[PROBLEM TO SOLVE] Would you retype, exactly and without the pictures, the lines between the line holding "What matplotlib code" and the line holding "s.set_linewidth(0.8)", inclusive, and nothing else?

-- start RECORDS PROVIDED --

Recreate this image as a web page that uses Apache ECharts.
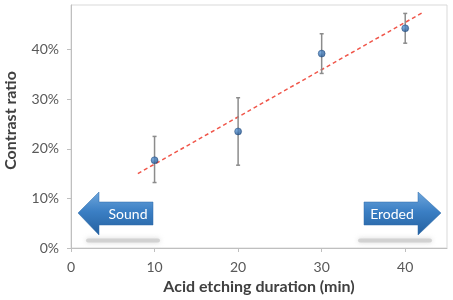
<!DOCTYPE html>
<html>
<head>
<meta charset="utf-8">
<script src="https://cdn.jsdelivr.net/npm/echarts@6/dist/echarts.min.js"></script>
<style>
  html, body { margin: 0; padding: 0; background: #fff; }
  #main { width: 453px; height: 300px; }
</style>
</head>
<body>
<div id="main"></div>
<script>
// data
var durations = [10, 20, 30, 40];
var ratios = [0.177, 0.235, 0.392, 0.443];
var errLow = [0.132, 0.167, 0.352, 0.413];
var errHigh = [0.225, 0.303, 0.432, 0.473];
var trendX = [8, 42];
var trendY = [0.15, 0.474];

var FONT = 'Lato, "Open Sans", sans-serif';

var points = durations.map(function(d, i) { return [d, ratios[i]]; });
var bars = durations.map(function(d, i) { return [d, errLow[i], errHigh[i]]; });
var trend = trendX.map(function(x, i) { return [x, trendY[i]]; });

var blueGrad = function() {
    return new echarts.graphic.LinearGradient(0, 0, 0, 1, [
        {offset: 0, color: '#6ea6dc'},
        {offset: 0.45, color: '#3b7fc4'},
        {offset: 1, color: '#24609f'}
    ]);
};

var arrow = function(pts, label, lx, sx) {
    return [
        // soft shadow under the arrow
        {
            type: 'rect', shape: {x: sx, y: 238.5, width: 74, height: 4, r: 2},
            style: {fill: 'rgba(200,200,200,0.7)', shadowBlur: 5, shadowColor: 'rgba(160,160,160,0.6)'},
            z: 1
        },
        {
            type: 'polygon', shape: {points: pts},
            style: {fill: blueGrad(), stroke: '#2d6aa8', lineWidth: 0.5},
            z: 2
        },
        {
            type: 'text', x: lx, y: 214,
            style: {text: label, fill: '#fff', font: '14px ' + FONT, align: 'center', verticalAlign: 'middle'},
            z: 3
        }
    ];
};

var init_chart = function() {
    var myChart = echarts.init(document.getElementById('main'));
    var option = {
        animation: false,
        grid: {
            left: 71, top: 5, right: 6, bottom: 52, outerBoundsMode: 'none',
            show: true, borderColor: '#d9d9d9', borderWidth: 1
        },
        xAxis: {
            type: 'value', min: 0, max: 45, interval: 10,
            name: 'Acid etching duration (min)', nameLocation: 'middle', nameGap: 31,
            nameTextStyle: {fontFamily: FONT, fontSize: 16, fontWeight: 'bold', color: '#404040'},
            axisLine: {lineStyle: {color: '#bfbfbf'}},
            axisTick: {show: true, length: 4, lineStyle: {color: '#bfbfbf'}},
            axisLabel: {showMaxLabel: false, margin: 12, fontFamily: FONT, fontSize: 14, color: '#595959'},
            splitLine: {show: false}
        },
        yAxis: {
            type: 'value', min: 0, max: 0.49, interval: 0.1,
            name: 'Contrast ratio', nameLocation: 'middle', nameGap: 52,
            nameTextStyle: {fontFamily: FONT, fontSize: 16, fontWeight: 'bold', color: '#404040', padding: [0, 0, 0, 12]},
            axisLine: {show: true, lineStyle: {color: '#bfbfbf'}},
            axisTick: {show: true, length: 4, lineStyle: {color: '#bfbfbf'}},
            axisLabel: {
                showMaxLabel: false, margin: 12, fontFamily: FONT, fontSize: 14, color: '#595959',
                formatter: function(v) { return Math.round(v * 100) + '%'; }
            },
            splitLine: {show: false}
        },
        series: [
            {
                type: 'line', data: trend, symbol: 'none', z: 2,
                lineStyle: {color: '#f0564a', width: 1.5, type: [4, 3]}
            },
            {
                // error bars
                type: 'custom', data: bars, z: 3,
                renderItem: function(params, api) {
                    var lo = api.coord([api.value(0), api.value(1)]);
                    var hi = api.coord([api.value(0), api.value(2)]);
                    var st = {stroke: '#8c8c8c', lineWidth: 1.5};
                    return {
                        type: 'group',
                        children: [
                            {type: 'line', shape: {x1: lo[0], y1: lo[1], x2: hi[0], y2: hi[1]}, style: st},
                            {type: 'line', shape: {x1: lo[0] - 2, y1: lo[1], x2: lo[0] + 2, y2: lo[1]}, style: st},
                            {type: 'line', shape: {x1: hi[0] - 2, y1: hi[1], x2: hi[0] + 2, y2: hi[1]}, style: st}
                        ]
                    };
                }
            },
            {
                type: 'scatter', data: points, symbolSize: 7, z: 4,
                itemStyle: {
                    color: new echarts.graphic.RadialGradient(0.35, 0.35, 0.7, [
                        {offset: 0, color: '#5b97d6'},
                        {offset: 1, color: '#1a4c88'}
                    ]),
                    borderColor: '#173f70', borderWidth: 0.5
                }
            }
        ],
        graphic: [].concat(
            arrow([[78, 213], [99, 192], [99, 202], [153, 202], [153, 225], [99, 225], [99, 235]], 'Sound', 128, 86),
            arrow([[364, 202], [418, 202], [418, 192], [441, 213], [418, 235], [418, 225], [364, 225]], 'Eroded', 392, 358)
        )
    };
    myChart.setOption(option);
};

init_chart();
</script>
</body>
</html>
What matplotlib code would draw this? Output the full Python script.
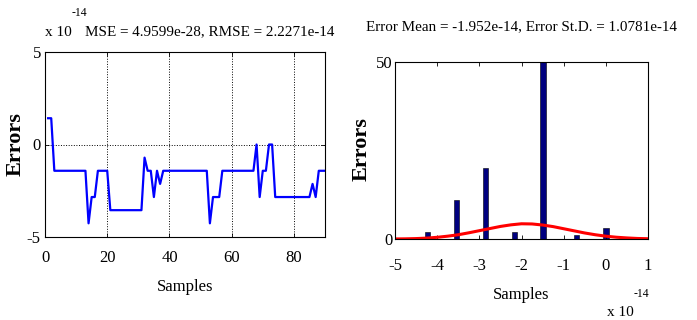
import matplotlib
matplotlib.use('Agg')
import matplotlib.pyplot as plt

plt.rcParams['font.family'] = ['Liberation Serif', 'DejaVu Serif']
plt.rcParams['axes.unicode_minus'] = False

# Errors per sample, in units of 1e-14
samples = list(range(1, 91))
q = 0.71
err_levels = {
    'p2': 2 * q, 'z': 0.0, 'm1': -q, 'm2': -2 * q, 'm3': -3 * q,
    'm4': -4 * q, 'm5': -5 * q, 'm6': -6 * q,
}
error_codes = (['p2'] * 2 + ['m2'] * 11 + ['m6'] + ['m4'] * 2 + ['m2'] * 4 +
               ['m5'] * 11 + ['m1'] + ['m2'] * 2 + ['m4'] + ['m2'] + ['m3'] +
               ['m2'] * 15 + ['m6'] + ['m4'] * 3 + ['m2'] * 11 + ['z'] +
               ['m4'] + ['m2'] * 2 + ['z'] * 2 + ['m4'] * 12 + ['m3'] +
               ['m4'] + ['m2'] * 3)
errors = [err_levels[c] for c in error_codes]

# Histogram (bin centres in units of 1e-14, counts)
hist_centers = [-4.23, -3.54, -2.85, -2.17, -1.49, -0.69, 0.0]
hist_counts = [2, 11, 20, 2, 50, 1, 3]

# Fitted normal curve
fit_x = [-5.0, -4.75, -4.5, -4.25, -4.0, -3.75, -3.5, -3.25, -3.0, -2.75,
         -2.5, -2.25, -2.0, -1.75, -1.5, -1.25, -1.0, -0.75, -0.5, -0.25,
         0.0, 0.25, 0.5, 0.75, 1.0]
fit_y = [0.02, 0.05, 0.12, 0.25, 0.48, 0.8, 1.2, 1.75, 2.35, 2.95,
         3.55, 4.0, 4.3, 4.25, 3.95, 3.5, 2.9, 2.3, 1.7, 1.2,
         0.8, 0.5, 0.3, 0.15, 0.08]

fig = plt.figure(figsize=(6.97, 3.2), dpi=100)
W, H = 697, 320

ax1 = fig.add_axes([45 / W, 1 - 237 / H, 280 / W, 185 / H])
ax2 = fig.add_axes([395 / W, 1 - 239 / H, 253 / W, 177 / H])

for ax in (ax1, ax2):
    ax.tick_params(direction='in', top=True, right=True, labelsize=12,
                   length=3, width=0.6)
    for s in ax.spines.values():
        s.set_linewidth(0.8)

# Left: error series
ax1.plot(samples, errors, color='blue', lw=1.6)
ax1.set_xlim(0, 90)
ax1.set_ylim(-5, 5)
ax1.set_xticks([0, 20, 40, 60, 80])
ax1.set_yticks([-5, 0, 5])
ax1.tick_params(axis='x', pad=9)
ax1.tick_params(axis='y', pad=3)
ax1.grid(True, linestyle=':', color='black', lw=0.7)
ax1.set_xlabel('Samples', fontsize=12)
ax1.set_ylabel('Errors', fontsize=16, fontweight='bold')
ax1.xaxis.set_label_coords(0.5, -0.225)
ax1.yaxis.set_label_coords(-0.071, 0.5)
fig.text(45 / W, 1 - 36 / H, 'x 10', fontsize=11, ha='left', va='baseline')
fig.text(72 / W, 1 - 16 / H, '-14', fontsize=8.5, ha='left', va='baseline')
fig.text(85 / W, 1 - 35 / H, 'MSE = 4.9599e-28, RMSE = 2.2271e-14',
         fontsize=10.9, ha='left', va='baseline')

# Right: histogram with fitted curve
ax2.bar(hist_centers, hist_counts, width=0.13, color='#00007f',
        edgecolor='black', lw=0.4)
ax2.plot(fit_x, fit_y, color='red', lw=2.2)
ax2.set_xlim(-5, 1)
ax2.set_ylim(0, 50)
ax2.set_xticks([-5, -4, -3, -2, -1, 0, 1])
ax2.set_yticks([0, 50])
ax2.tick_params(axis='x', pad=14)
ax2.tick_params(axis='y', pad=2)
ax2.set_xlabel('Samples', fontsize=12)
ax2.set_ylabel('Errors', fontsize=16, fontweight='bold')
ax2.xaxis.set_label_coords(0.5, -0.27)
ax2.yaxis.set_label_coords(-0.091, 0.51)
fig.text(607 / W, 1 - 316 / H, 'x 10', fontsize=11, ha='left', va='baseline')
fig.text(634 / W, 1 - 297 / H, '-14', fontsize=8.5, ha='left', va='baseline')
fig.text(521 / W, 1 - 30 / H,
         'Error Mean = -1.952e-14, Error St.D. = 1.0781e-14',
         fontsize=10.9, ha='center', va='baseline')

fig.savefig('out.png', dpi=100)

-- end RECORDS PROVIDED --

[RESULT]
What matplotlib code would draw this? Output the full Python script.
import matplotlib
matplotlib.use('Agg')
import matplotlib.pyplot as plt

plt.rcParams['font.family'] = ['Liberation Serif', 'DejaVu Serif']
plt.rcParams['axes.unicode_minus'] = False

# Errors per sample, in units of 1e-14
samples = list(range(1, 91))
q = 0.71
err_levels = {
    'p2': 2 * q, 'z': 0.0, 'm1': -q, 'm2': -2 * q, 'm3': -3 * q,
    'm4': -4 * q, 'm5': -5 * q, 'm6': -6 * q,
}
error_codes = (['p2'] * 2 + ['m2'] * 11 + ['m6'] + ['m4'] * 2 + ['m2'] * 4 +
               ['m5'] * 11 + ['m1'] + ['m2'] * 2 + ['m4'] + ['m2'] + ['m3'] +
               ['m2'] * 15 + ['m6'] + ['m4'] * 3 + ['m2'] * 11 + ['z'] +
               ['m4'] + ['m2'] * 2 + ['z'] * 2 + ['m4'] * 12 + ['m3'] +
               ['m4'] + ['m2'] * 3)
errors = [err_levels[c] for c in error_codes]

# Histogram (bin centres in units of 1e-14, counts)
hist_centers = [-4.23, -3.54, -2.85, -2.17, -1.49, -0.69, 0.0]
hist_counts = [2, 11, 20, 2, 50, 1, 3]

# Fitted normal curve
fit_x = [-5.0, -4.75, -4.5, -4.25, -4.0, -3.75, -3.5, -3.25, -3.0, -2.75,
         -2.5, -2.25, -2.0, -1.75, -1.5, -1.25, -1.0, -0.75, -0.5, -0.25,
         0.0, 0.25, 0.5, 0.75, 1.0]
fit_y = [0.02, 0.05, 0.12, 0.25, 0.48, 0.8, 1.2, 1.75, 2.35, 2.95,
         3.55, 4.0, 4.3, 4.25, 3.95, 3.5, 2.9, 2.3, 1.7, 1.2,
         0.8, 0.5, 0.3, 0.15, 0.08]

fig = plt.figure(figsize=(6.97, 3.2), dpi=100)
W, H = 697, 320

ax1 = fig.add_axes([45 / W, 1 - 237 / H, 280 / W, 185 / H])
ax2 = fig.add_axes([395 / W, 1 - 239 / H, 253 / W, 177 / H])

for ax in (ax1, ax2):
    ax.tick_params(direction='in', top=True, right=True, labelsize=12,
                   length=3, width=0.6)
    for s in ax.spines.values():
        s.set_linewidth(0.8)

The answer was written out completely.